If all our neighborhoods are vital, our region is vital. If our region is vital, everyone who lives here has many more transportation, job, and educational opportunities. Who doesn’t want that? 

But if some neighborhoods are faring poorly, the region misses an opportunity to fully engage these residents in the economy and the community. As a result, our regional vitality suffers—affecting us all.

Likewise, when neighborhood stakeholders work hard to improve the quality of life for their residents, those improvements ripple across the entire region. For example, when the American Indian Community Blueprint that’s been developed through an intensive community engagement process achieves its goal of creating an American Indian Cultural Corridor alongFranklin Ave.—the Twin Cities will have a vibrant new tourism destination with art galleries, shops, restaurants, and other attractions. That’s good for the whole metro region.

As the Blake Road Corridor Collaborative succeeds in creating a new community garden on newly acquired land being added to Cottageville Park, area residents will not only have better nutrition and a beautiful gathering place, but the neighborhood has a new amenity that can contribute to community stability. That’s good for the whole metro region.

If the city, developer, residents, and businesses in Richfield, who are just completing a community planning process to turn the old Lyndale Garden Center site into a town center with retail, housing, and green space attractions, are successful, that boosts the economy of the area.

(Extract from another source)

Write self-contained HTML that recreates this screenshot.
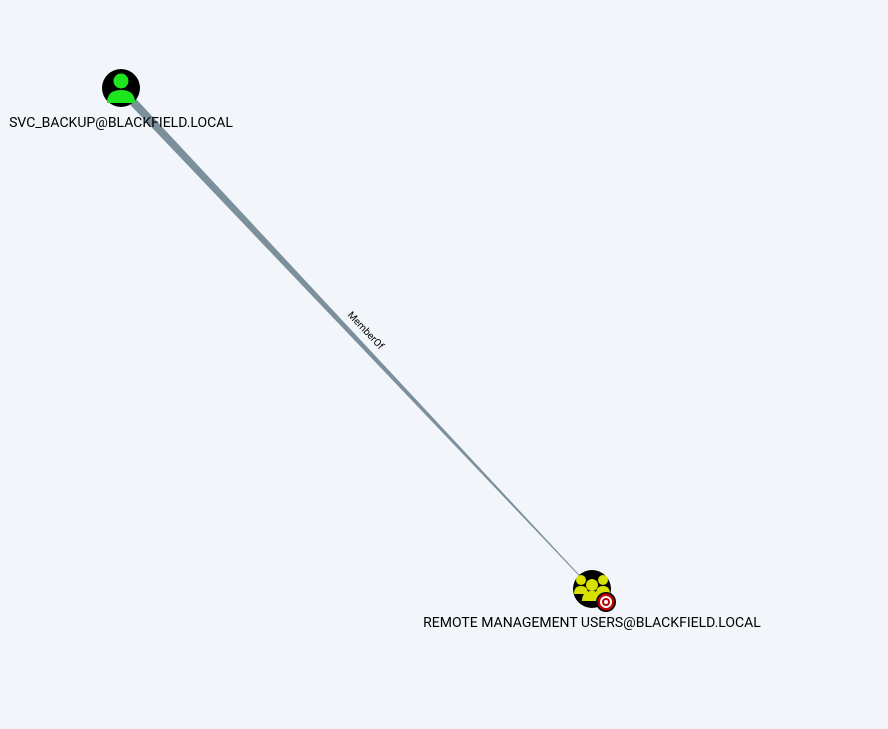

That’s good for the whole metro region.

These three examples demonstrate the power of community development, which helps create a strong sense of place and unites neighbors in good works that make their community more livable and attractive.

It takes great communities to build a prosperous, competitive region—somewhere we all want to live, work, and raise children. So, when you hear about community development plans to revitalize a vacant garden center or housing plans along the new University Avenuelight rail line—miles and miles from your home—listen up. It really is your business.